On how to predict SSN from birth date and birth place information. The real irony is that the US government implemented a program requiring newborn babies to apply for a social security number with the birth certificate. This was intended to reduce fraud in assigning social security numbers. Unfortunately, all the babies born, say, in Concord, North Carolina, on a given Tuesday will have very similar social security numbers. Using publicly available data on social security numbers on those who have died, it turns out that with a basic two-variable regression model the 9 digit SSN can be obtained in less than 1000 guesses, often in less than 100 guesses.

Not so good.


Predicting Social Security numbers from public data
Alessandro Acquisti and Ralph Gross

Abstract

Information about an individual's place and date of birth can be exploited to predict his or her Social Security number (SSN).
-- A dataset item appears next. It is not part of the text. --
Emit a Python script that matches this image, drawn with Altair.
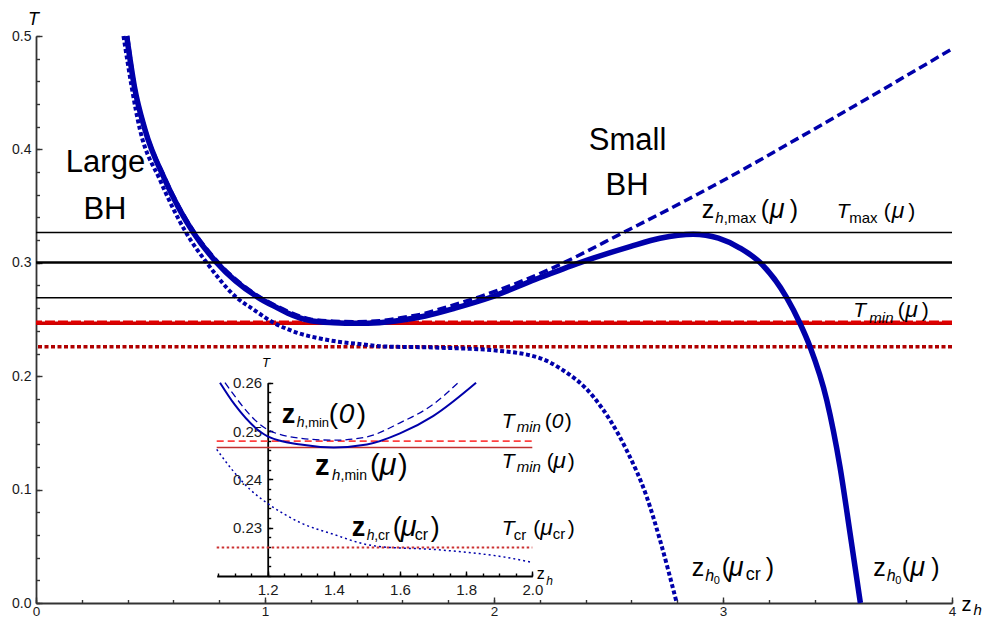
import altair as alt
import pandas as pd

# ---------------- data ----------------
# solid thick curve (mu)
solid_x = [0.396, 0.43, 0.476, 0.563, 0.687, 0.789, 0.971, 1.056, 1.1, 1.2, 1.3, 1.4, 1.5, 1.6, 1.7,
           1.83, 1.98, 2.18, 2.376, 2.594, 2.725, 2.87, 2.98, 3.074, 3.162, 3.278, 3.336, 3.38,
           3.453, 3.511, 3.555, 3.6]
solid_T = [0.5, 0.455, 0.4174, 0.3732, 0.3267, 0.3002, 0.2693, 0.26, 0.2555, 0.2489, 0.2472, 0.2466,
           0.2472, 0.2495, 0.2531, 0.26, 0.2692, 0.2853, 0.3002, 0.3143, 0.3217, 0.3252, 0.3217,
           0.313, 0.3002, 0.2693, 0.2467, 0.226, 0.179, 0.12, 0.0613, 0.0]
# dashed curve (mu = 0)
dashed_x = [0.40, 0.43, 0.476, 0.563, 0.687, 0.789, 0.971, 1.071, 1.2, 1.3, 1.4, 1.5, 1.6, 1.7, 1.776,
            1.939, 2.245, 2.565, 2.958, 3.394, 4.0]
dashed_T = [0.5, 0.457, 0.419, 0.375, 0.3285, 0.302, 0.2708, 0.26, 0.2503, 0.2485, 0.2481, 0.2488,
            0.2517, 0.2555, 0.26, 0.2702, 0.2945, 0.3267, 0.3679, 0.4174, 0.4886]
# dotted curve (mu_cr)
dotted_x = [0.382, 0.454, 0.541, 0.655, 0.745, 0.876, 0.95, 1.046, 1.096, 1.147, 1.2, 1.25, 1.3, 1.4,
            1.5, 1.55, 1.6, 1.7, 1.8, 1.9, 2.0, 2.2, 2.288, 2.434, 2.579, 2.667, 2.725, 2.798]
dotted_T = [0.5, 0.4174, 0.3732, 0.3267, 0.3002, 0.2693, 0.2588, 0.2462, 0.2417, 0.2379, 0.2350,
            0.2328, 0.2310, 0.2286, 0.2265, 0.2260, 0.2258, 0.2255, 0.2249, 0.2241, 0.2228, 0.2160,
            0.2070, 0.1819, 0.1348, 0.0936, 0.0554, 0.0]

# horizontal temperature levels
T_max_mu = 0.3267
T_mid = 0.3002
T_low = 0.2692
T_min_mu = 0.2466
T_min_0 = 0.2479
T_cr = 0.2259

# axes
main_x_domain = [0, 4]
main_y_domain = [0, 0.5]
inset_x_domain = [1.046, 2.0]
inset_y_domain = [0.22, 0.26]
main_x_ticks = [0, 1, 2, 3, 4]
main_y_ticks = [0.0, 0.1, 0.2, 0.3, 0.4, 0.5]
main_x_minor = [round(0.2 * i, 2) for i in range(21)]
main_y_minor = [round(0.02 * i, 2) for i in range(26)]
inset_x_ticks = [1.2, 1.4, 1.6, 1.8, 2.0]
inset_y_ticks = [0.23, 0.24, 0.25, 0.26]
inset_x_minor = [round(1.05 + 0.05 * i, 2) for i in range(20)]
inset_y_minor = [round(0.22 + 0.002 * i, 3) for i in range(21)]

# ---------------- layout ----------------
W, H = 916, 567
FONT = "Liberation Sans"
BLUE = "#0000aa"
INSET_XR = [180.7, 496.3]   # inset placement in the plot (pixels)
INSET_YR = [540, 346.7]
INSET_YAXIS_AT = 231.7

xs = alt.Scale(domain=main_x_domain, nice=False, zero=False)
ys = alt.Scale(domain=main_y_domain, nice=False, zero=False)
ixs = alt.Scale(domain=inset_x_domain, range=INSET_XR, nice=False, zero=False)
iys = alt.Scale(domain=inset_y_domain, range=INSET_YR, nice=False, zero=False)

solid = pd.DataFrame({"x": solid_x, "T": solid_T})
dashed = pd.DataFrame({"x": dashed_x, "T": dashed_T})
dotted = pd.DataFrame({"x": dotted_x, "T": dotted_T})


def curve(df, sx, sy, inset=False, **mk):
    c = alt.Chart(df)
    if inset:
        c = c.transform_filter(
            f"datum.x >= {inset_x_domain[0]} && datum.x <= {inset_x_domain[1]} && datum.T <= {inset_y_domain[1] + 0.0001}")
    return c.mark_line(interpolate="monotone", **mk).encode(
        x=alt.X("x:Q", scale=sx, axis=None), y=alt.Y("T:Q", scale=sy, axis=None))


def hrule(level, **mk):
    return alt.Chart(pd.DataFrame({"T": [level]})).mark_rule(**mk).encode(
        y=alt.Y("T:Q", scale=ys, axis=None))


def inset_hrule(level, **mk):
    df = pd.DataFrame({"T": [level], "x0": [inset_x_domain[0]], "x1": [inset_x_domain[1]]})
    return alt.Chart(df).mark_rule(**mk).encode(
        x=alt.X("x0:Q", scale=ixs, axis=None), x2="x1:Q", y=alt.Y("T:Q", scale=iys, axis=None))


def axis_layer(dom_x, dom_y, sx, sy, ax, ay):
    df = pd.DataFrame({"x": dom_x, "T": dom_y})
    return alt.Chart(df).mark_point(opacity=0).encode(
        x=alt.X("x:Q", scale=sx, axis=ax), y=alt.Y("T:Q", scale=sy, axis=ay))


def label_axis(values, fmt, orient, size, offset=0, color="#333333", width=1.8, pad=4):
    return alt.Axis(values=values, format=fmt, orient=orient, offset=offset, ticks=False,
                    labelFontSize=size, labelFont=FONT, labelColor="#1a1a1a", labelPadding=pad,
                    labelFlush=False, labelOverlap=False, domainColor=color, domainWidth=width,
                    grid=False, title=None)


def tick_axis(values, orient, offset, size, color="#333333", width=1.4):
    return alt.Axis(values=values, orient=orient, offset=offset, labels=False, domain=False,
                    ticks=True, tickSize=size, tickWidth=width, tickColor=color, grid=False, title=None)


# ---------------- annotations (anchor in data units, pieces offset in px) ----------------
N, I, B = "normal", "italic", "bold"
labels = [
    # z_{h,max}(mu)
    (2.907, 0.3394, [("z", 0, 0, 25, N, N), ("h", 13.5, 5, 15, I, N), (",max", 22, 5, 15, N, N),
                     ("(", 59, 0, 25, N, N), ("μ", 68, 0, 27, I, N), (")", 88, 0, 25, N, N)]),
    # T_max(mu)
    (3.4965, 0.3394, [("T", 0, 0, 21, I, N), ("max", 12.5, 5, 15, N, N), ("(", 47, 0, 21, N, N),
                      ("μ", 55, 0, 23, I, N), (")", 71.5, 0, 21, N, N)]),
    # T_min(mu) main
    (3.569, 0.2525, [("T", 0, 0, 21, I, N), ("min", 16, 6.5, 15, I, N), ("(", 44.5, 0, 21, N, N),
                     ("μ", 52, 0, 23, I, N), (")", 68.5, 0, 21, N, N)]),
    # z_{h0}(mu_cr)
    (2.863, 0.0236, [("z", 0, 0, 25, N, N), ("h", 13.5, 5, 16, I, N), ("0", 22, 8, 11, N, N),
                     ("(", 30, 0, 25, N, N), ("μ", 37, 0, 27, I, N), ("cr", 54, 4, 18, N, N),
                     (")", 74, 0, 25, N, N)]),
    # z_{h0}(mu)
    (3.656, 0.0236, [("z", 0, 0, 25, N, N), ("h", 13.5, 5, 16, I, N), ("0", 22, 8, 11, N, N),
                     ("(", 28.5, 0, 25, N, N), ("μ", 37, 0, 27, I, N), (")", 58, 0, 25, N, N)]),
    # inset: z_{h,min}(0)
    (1.073, 0.1584, [("z", 0, 0, 27, N, B), ("h", 15, 4, 14, I, N), (",min", 22.8, 4, 13, N, N),
                     ("(", 47, 0, 28, N, N), ("0", 57, 0, 28, I, N), (")", 75, 0, 28, N, N)]),
    # inset: z_{h,min}(mu)
    (1.2183, 0.1127, [("z", 0, 0, 29, N, B), ("h", 17, 5, 15, I, N), (",min", 25.5, 5, 14, N, N),
                      ("(", 55, 0, 29, N, N), ("μ", 64.5, 0, 31, I, N), (")", 83, 0, 29, N, N)]),
    # inset: T_min(0)
    (2.0336, 0.154, [("T", 0, 0, 21, I, N), ("min", 15, 4, 15, I, N), ("(", 43, 0, 21, N, N),
                     ("0", 50, 0, 21, I, N), (")", 63, 0, 21, N, N)]),
    # inset: T_min(mu)
    (2.0336, 0.1187, [("T", 0, 0, 21, I, N), ("min", 15, 4, 15, I, N), ("(", 45, 0, 21, N, N),
                      ("μ", 51.5, 0, 23, I, N), (")", 66, 0, 21, N, N)]),
    # inset: z_{h,cr}(mu_cr)
    (1.3786, 0.0592, [("z", 0, 0, 27, N, B), ("h", 15, 4, 14, I, N), (",cr", 22.5, 4, 14, N, N),
                      ("(", 41, 0, 27, N, N), ("μ", 49, 0, 29, I, N), ("cr", 63, 4, 16, N, N),
                      (")", 79, 0, 27, N, N)]),
    # inset: T_cr(mu_cr)
    (2.0336, 0.0598, [("T", 0, 0, 21, I, N), ("cr", 12, 5, 15, N, N), ("(", 31.5, 0, 21, N, N),
                      ("μ", 38.5, 0, 23, I, N), ("cr", 51, 4, 15, N, N), (")", 66, 0, 21, N, N)]),
    # axis titles
    (4.042, -0.0073, [("z", 0, 0, 20, N, N), ("h", 12, 3.5, 15, I, N)]),
    (2.1865, 0.0215, [("z", 0, 0, 16, N, N), ("h", 9.5, 6, 12, I, N)]),
]
centered = [
    (0.3035, 0.3805, "Large", 31, N),
    (0.301, 0.3388, "BH", 31, N),
    (2.583, 0.3997, "Small", 31, N),
    (2.581, 0.36, "BH", 31, N),
    (-0.011, 0.5098, "T", 18, I),
    (1.0044, 0.2081, "T", 13, I),
]

text_layers = []
for ax_, at_, pieces in labels:
    for (t, dx, dy, size, style, weight) in pieces:
        df = pd.DataFrame({"x": [ax_], "T": [at_], "t": [t]})
        text_layers.append(
            alt.Chart(df).mark_text(align="left", baseline="alphabetic", dx=dx, dy=dy, fontSize=size,
                                    fontStyle=style, fontWeight=weight, font=FONT, color="black")
            .encode(x=alt.X("x:Q", scale=xs, axis=None), y=alt.Y("T:Q", scale=ys, axis=None), text="t:N"))
for ax_, at_, t, size, style in centered:
    df = pd.DataFrame({"x": [ax_], "T": [at_], "t": [t]})
    text_layers.append(
        alt.Chart(df).mark_text(align="center", baseline="alphabetic", fontSize=size, fontStyle=style,
                                font=FONT, color="black")
        .encode(x=alt.X("x:Q", scale=xs, axis=None), y=alt.Y("T:Q", scale=ys, axis=None), text="t:N"))

# ---------------- main panel ----------------
main_layers = [
    hrule(T_cr, color="#b00000", strokeWidth=3.5, strokeDash=[4, 2.5]),
    hrule(T_min_mu, color="#cc0000", strokeWidth=3.5),
    hrule(T_min_0, color="#e00000", strokeWidth=3, strokeDash=[10, 3]),
    curve(dotted, xs, ys, color=BLUE, strokeWidth=4, strokeDash=[4, 2.5]),
    curve(dashed, xs, ys, color=BLUE, strokeWidth=3.5, strokeDash=[9, 4.5]),
    curve(solid, xs, ys, color=BLUE, strokeWidth=5.5),
    hrule(T_max_mu, color="black", strokeWidth=1.5),
    hrule(T_mid, color="black", strokeWidth=2.5),
    hrule(T_low, color="black", strokeWidth=1.5),
    axis_layer(main_x_domain, main_y_domain, xs, ys,
               label_axis(main_x_ticks, "d", "bottom", 13.5, pad=1),
               label_axis(main_y_ticks, ".1f", "left", 14, pad=5)),
    axis_layer(main_x_domain, main_y_domain, xs, ys,
               tick_axis(main_x_ticks, "top", -H, 6),
               tick_axis(main_y_ticks, "right", -W, 6)),
    axis_layer(main_x_domain, main_y_domain, xs, ys,
               tick_axis(main_x_minor, "top", -H, 3.5),
               tick_axis(main_y_minor, "right", -W, 3.5)),
] + text_layers

main = alt.layer(*main_layers).resolve_axis(x="independent", y="independent")

# ---------------- inset panel ----------------
inset_layers = [
    inset_hrule(T_cr, color="#cc3333", strokeWidth=1.8, strokeDash=[2.5, 2.5]),
    inset_hrule(T_min_mu, color="#c03030", strokeWidth=1.6),
    inset_hrule(T_min_0, color="#ff4040", strokeWidth=1.6, strokeDash=[7, 4]),
    curve(dotted, ixs, iys, inset=True, color=BLUE, strokeWidth=1.5, strokeDash=[2, 3]),
    curve(dashed, ixs, iys, inset=True, color=BLUE, strokeWidth=1.3, strokeDash=[7, 4]),
    curve(solid, ixs, iys, inset=True, color=BLUE, strokeWidth=2),
    axis_layer(inset_x_domain, inset_y_domain, ixs, iys,
               label_axis(inset_x_ticks, ".1f", "bottom", 15, offset=INSET_YR[0] - H, color="black", pad=6),
               label_axis(inset_y_ticks, ".2f", "left", 15, offset=-INSET_YAXIS_AT, color="black", pad=6)),
    axis_layer(inset_x_domain, inset_y_domain, ixs, iys,
               tick_axis(inset_x_ticks, "top", -INSET_YR[0], 5, color="black"),
               tick_axis(inset_y_ticks, "right", -(W - INSET_YAXIS_AT), 5, color="black")),
    axis_layer(inset_x_domain, inset_y_domain, ixs, iys,
               tick_axis(inset_x_minor, "top", -INSET_YR[0], 3, color="black"),
               tick_axis(inset_y_minor, "right", -(W - INSET_YAXIS_AT), 3, color="black")),
]
inset = alt.layer(*inset_layers).resolve_axis(x="independent", y="independent")

chart = (
    alt.layer(main, inset)
    .resolve_scale(x="independent", y="independent")
    .properties(width=W, height=H, autosize=alt.AutoSizeParams(type="none"),
                padding={"left": 28, "top": 28, "right": 33, "bottom": 16})
    .configure_view(stroke=None)
    .configure_axis(grid=False)
)

chart.save("out.html", embed_options={"renderer": "svg", "actions": False})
Using only publicly available information, we observed a correlation between individuals' SSNs and their birth data and found that for younger cohorts the correlation allows statistical inference of private SSNs. The inferences are made possible by the public availability of the Social Security Administration's Death Master File and the widespread accessibility of personal information from multiple sources, such as data brokers or profiles on social networking sites. Our results highlight the unexpected privacy consequences of the complex interactions among multiple data sources in modern information economies and quantify privacy risks associated with information revelation in public forums.